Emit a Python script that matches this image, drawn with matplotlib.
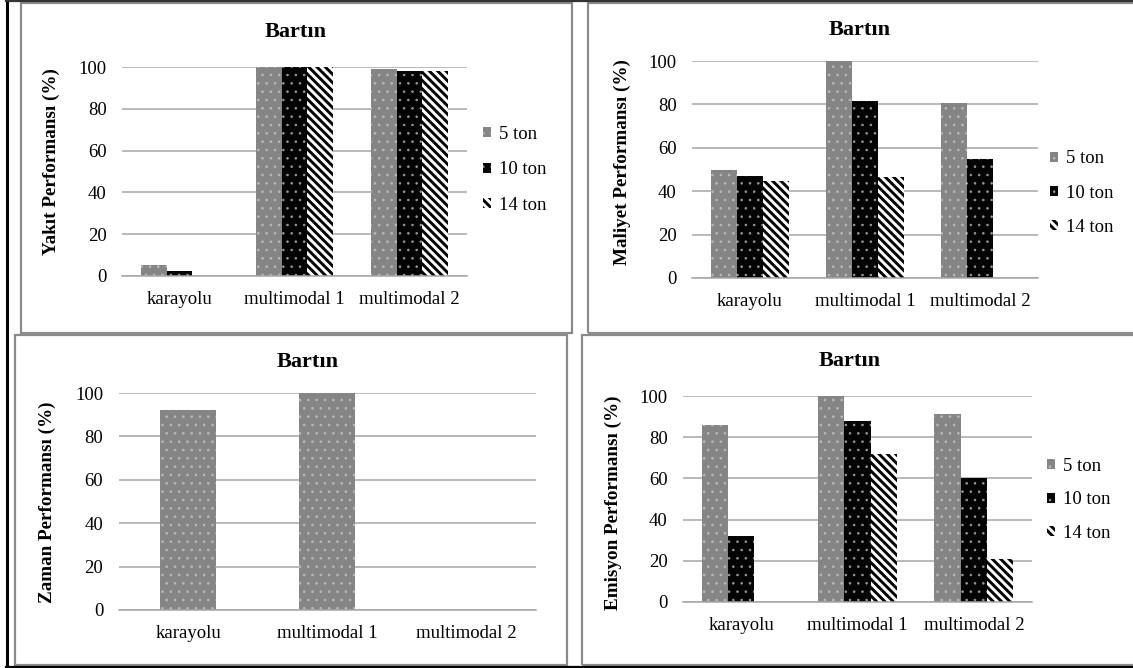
import matplotlib.pyplot as plt
from matplotlib.lines import Line2D
from matplotlib.patches import Rectangle

plt.rcParams['font.family'] = ['Liberation Serif', 'DejaVu Serif']

W, H = 1133, 668

categories = ['karayolu', 'multimodal 1', 'multimodal 2']
series = ['5 ton', '10 ton', '14 ton']

# değerler: her satır bir seri (5 ton, 10 ton, 14 ton)
yakit = [[5.3, 100, 98.9],
         [2.4, 100, 98.2],
         [0, 100, 98.2]]
maliyet = [[50.0, 100, 80.6],
           [47.1, 81.5, 54.8],
           [44.8, 46.5, 0]]
zaman = [[92.0, 100, 0]]
emisyon = [[85.9, 100, 91.4],
           [32.0, 87.7, 60.4],
           [0, 71.9, 21.0]]

# desenler (5 ton: gri noktalı, 10 ton: siyah noktalı, 14 ton: çapraz çizgili)
styles = [
    dict(facecolor='#858585', edgecolor='#b8b8b8', hatch='..', hlw=0.7),
    dict(facecolor='#030303', edgecolor='#9a9a9a', hatch='..', hlw=0.6),
    dict(facecolor='white', edgecolor='black', hatch=r'\\\\', hlw=2.1),
]

GRID = '#a6a6a6'
BORDER = '#8a8a8a'


def fx(px):
    return px / W


def fy(py):
    return 1 - py / H


def make_axes(fig, left, top, right, bottom):
    return fig.add_axes([fx(left), fy(bottom), fx(right - left), (bottom - top) / H])


def draw_bars(ax, values, width):
    n = len(values)
    for k, vals in enumerate(values):
        st = styles[k]
        off = (k - (n - 1) / 2) * width
        xs = [i + off for i in range(len(categories))]
        bars = ax.bar(xs, vals, width, facecolor=st['facecolor'],
                      edgecolor=st['edgecolor'], hatch=st['hatch'],
                      linewidth=0, label=series[k], zorder=2)
        for b in bars:
            b.set_hatch_linewidth(st['hlw'])


def style_axes(ax):
    ax.set_xlim(-0.5, 2.5)
    ax.set_ylim(0, 100)
    ax.set_yticks(range(0, 101, 20))
    ax.set_xticks(range(len(categories)))
    ax.set_xticklabels(categories)
    ax.set_axisbelow(True)
    ax.grid(axis='y', color=GRID, linewidth=1.1, zorder=0)
    for s in ['left', 'right', 'top']:
        ax.spines[s].set_visible(False)
    ax.spines['bottom'].set_color(GRID)
    ax.spines['bottom'].set_linewidth(1.1)
    ax.tick_params(axis='both', length=0, labelsize=13.5)
    ax.tick_params(axis='y', pad=11)
    ax.tick_params(axis='x', pad=11)


def add_legend(ax, x, y, spacing):
    leg = ax.legend(loc='center left', bbox_to_anchor=(fx(x), fy(y)),
                    bbox_transform=ax.figure.transFigure, frameon=False,
                    fontsize=13.5, handlelength=0.45, handleheight=0.45,
                    handletextpad=0.4, labelspacing=spacing, borderpad=0,
                    borderaxespad=0)
    for h, st in zip(leg.legend_handles, styles):
        h.set_hatch_linewidth(st['hlw'])


fig = plt.figure(figsize=(W / 100, H / 100), dpi=100)

# çerçeveler
frames = [(21, 3, 572, 333), (588, 3, 1140, 333),
          (15, 335, 567, 665), (582, 335, 1140, 665)]
for l, t, r, b in frames:
    fig.add_artist(Rectangle((fx(l), fy(b)), fx(r - l), (b - t) / H, fill=False,
                             edgecolor=BORDER, linewidth=1.6,
                             transform=fig.transFigure))
fig.add_artist(Line2D([fx(7), fx(7)], [0, 1], color='black', linewidth=2.2,
                      transform=fig.transFigure))
fig.add_artist(Line2D([fx(6), 1], [fy(1), fy(1)], color='#333333', linewidth=1.6,
                      transform=fig.transFigure))
fig.add_artist(Line2D([fx(6), 1], [fy(667), fy(667)], color='black', linewidth=1.6,
                      transform=fig.transFigure))

# 1 - Yakıt
ax1 = make_axes(fig, 122, 67, 467, 276)
draw_bars(ax1, yakit, 0.226)
style_axes(ax1)
add_legend(ax1, 483, 170, 0.98)
fig.text(fx(296), fy(32), 'Bartın', ha='center', va='center', fontsize=16, weight='bold')
fig.text(fx(51), fy(162), 'Yakıt Performansı (%)', rotation=90, ha='center',
         va='center', fontsize=13.8, weight='bold')

# 2 - Maliyet
ax2 = make_axes(fig, 692, 61, 1038, 278)
draw_bars(ax2, maliyet, 0.226)
style_axes(ax2)
add_legend(ax2, 1050, 193, 0.92)
fig.text(fx(860), fy(30), 'Bartın', ha='center', va='center', fontsize=16, weight='bold')
fig.text(fx(622), fy(162), 'Maliyet Performansı (%)', rotation=90, ha='center',
         va='center', fontsize=13.8, weight='bold')

# 3 - Zaman
ax3 = make_axes(fig, 118.5, 393, 536, 610)
draw_bars(ax3, zaman, 0.4)
style_axes(ax3)
fig.text(fx(308), fy(362), 'Bartın', ha='center', va='center', fontsize=16, weight='bold')
fig.text(fx(47), fy(502), 'Zaman Performansı (%)', rotation=90, ha='center',
         va='center', fontsize=13.8, weight='bold')

# 4 - Emisyon
ax4 = make_axes(fig, 683, 396, 1032, 602)
draw_bars(ax4, emisyon, 0.226)
style_axes(ax4)
add_legend(ax4, 1047, 500, 0.88)
fig.text(fx(850), fy(361), 'Bartın', ha='center', va='center', fontsize=16, weight='bold')
fig.text(fx(613), fy(503), 'Emisyon Performansı (%)', rotation=90, ha='center',
         va='center', fontsize=13.8, weight='bold')

fig.savefig('out.png', dpi=100)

##############################

Omit the pictures, then output the rest of the listing exactly.

RESULT BELOW =
Emit a Python script that matches this image, drawn with matplotlib.
import matplotlib.pyplot as plt
from matplotlib.lines import Line2D
from matplotlib.patches import Rectangle

plt.rcParams['font.family'] = ['Liberation Serif', 'DejaVu Serif']

W, H = 1133, 668

categories = ['karayolu', 'multimodal 1', 'multimodal 2']
series = ['5 ton', '10 ton', '14 ton']

# değerler: her satır bir seri (5 ton, 10 ton, 14 ton)
yakit = [[5.3, 100, 98.9],
         [2.4, 100, 98.2],
         [0, 100, 98.2]]
maliyet = [[50.0, 100, 80.6],
           [47.1, 81.5, 54.8],
           [44.8, 46.5, 0]]
zaman = [[92.0, 100, 0]]
emisyon = [[85.9, 100, 91.4],
           [32.0, 87.7, 60.4],
           [0, 71.9, 21.0]]

# desenler (5 ton: gri noktalı, 10 ton: siyah noktalı, 14 ton: çapraz çizgili)
styles = [
    dict(facecolor='#858585', edgecolor='#b8b8b8', hatch='..', hlw=0.7),
    dict(facecolor='#030303', edgecolor='#9a9a9a', hatch='..', hlw=0.6),
    dict(facecolor='white', edgecolor='black', hatch=r'\\\\', hlw=2.1),
]

GRID = '#a6a6a6'
BORDER = '#8a8a8a'


def fx(px):
    return px / W


def fy(py):
    return 1 - py / H


def make_axes(fig, left, top, right, bottom):
    return fig.add_axes([fx(left), fy(bottom), fx(right - left), (bottom - top) / H])


def draw_bars(ax, values, width):
    n = len(values)
    for k, vals in enumerate(values):
        st = styles[k]
        off = (k - (n - 1) / 2) * width
        xs = [i + off for i in range(len(categories))]
        bars = ax.bar(xs, vals, width, facecolor=st['facecolor'],
                      edgecolor=st['edgecolor'], hatch=st['hatch'],
                      linewidth=0, label=series[k], zorder=2)
        for b in bars:
            b.set_hatch_linewidth(st['hlw'])


def style_axes(ax):
    ax.set_xlim(-0.5, 2.5)
    ax.set_ylim(0, 100)
    ax.set_yticks(range(0, 101, 20))
    ax.set_xticks(range(len(categories)))
    ax.set_xticklabels(categories)
    ax.set_axisbelow(True)
    ax.grid(axis='y', color=GRID, linewidth=1.1, zorder=0)
    for s in ['left', 'right', 'top']:
        ax.spines[s].set_visible(False)
    ax.spines['bottom'].set_color(GRID)
    ax.spines['bottom'].set_linewidth(1.1)
    ax.tick_params(axis='both', length=0, labelsize=13.5)
    ax.tick_params(axis='y', pad=11)
    ax.tick_params(axis='x', pad=11)


def add_legend(ax, x, y, spacing):
    leg = ax.legend(loc='center left', bbox_to_anchor=(fx(x), fy(y)),
                    bbox_transform=ax.figure.transFigure, frameon=False,
                    fontsize=13.5, handlelength=0.45, handleheight=0.45,
                    handletextpad=0.4, labelspacing=spacing, borderpad=0,
                    borderaxespad=0)
    for h, st in zip(leg.legend_handles, styles):
        h.set_hatch_linewidth(st['hlw'])


fig = plt.figure(figsize=(W / 100, H / 100), dpi=100)

# çerçeveler
frames = [(21, 3, 572, 333), (588, 3, 1140, 333),
          (15, 335, 567, 665), (582, 335, 1140, 665)]
for l, t, r, b in frames:
    fig.add_artist(Rectangle((fx(l), fy(b)), fx(r - l), (b - t) / H, fill=False,
                             edgecolor=BORDER, linewidth=1.6,
                             transform=fig.transFigure))
fig.add_artist(Line2D([fx(7), fx(7)], [0, 1], color='black', linewidth=2.2,
                      transform=fig.transFigure))
fig.add_artist(Line2D([fx(6), 1], [fy(1), fy(1)], color='#333333', linewidth=1.6,
                      transform=fig.transFigure))
fig.add_artist(Line2D([fx(6), 1], [fy(667), fy(667)], color='black', linewidth=1.6,
                      transform=fig.transFigure))

# 1 - Yakıt
ax1 = make_axes(fig, 122, 67, 467, 276)
draw_bars(ax1, yakit, 0.226)
style_axes(ax1)
add_legend(ax1, 483, 170, 0.98)
fig.text(fx(296), fy(32), 'Bartın', ha='center', va='center', fontsize=16, weight='bold')
fig.text(fx(51), fy(162), 'Yakıt Performansı (%)', rotation=90, ha='center',
         va='center', fontsize=13.8, weight='bold')

# 2 - Maliyet
ax2 = make_axes(fig, 692, 61, 1038, 278)
draw_bars(ax2, maliyet, 0.226)
style_axes(ax2)
add_legend(ax2, 1050, 193, 0.92)
fig.text(fx(860), fy(30), 'Bartın', ha='center', va='center', fontsize=16, weight='bold')
fig.text(fx(622), fy(162), 'Maliyet Performansı (%)', rotation=90, ha='center',
         va='center', fontsize=13.8, weight='bold')

# 3 - Zaman
ax3 = make_axes(fig, 118.5, 393, 536, 610)
draw_bars(ax3, zaman, 0.4)
style_axes(ax3)
fig.text(fx(308), fy(362), 'Bartın', ha='center', va='center', fontsize=16, weight='bold')
fig.text(fx(47), fy(502), 'Zaman Performansı (%)', rotation=90, ha='center',
         va='center', fontsize=13.8, weight='bold')

# 4 - Emisyon
ax4 = make_axes(fig, 683, 396, 1032, 602)
draw_bars(ax4, emisyon, 0.226)
style_axes(ax4)
add_legend(ax4, 1047, 500, 0.88)
fig.text(fx(850), fy(361), 'Bartın', ha='center', va='center', fontsize=16, weight='bold')
fig.text(fx(613), fy(503), 'Emisyon Performansı (%)', rotation=90, ha='center',
         va='center', fontsize=13.8, weight='bold')

fig.savefig('out.png', dpi=100)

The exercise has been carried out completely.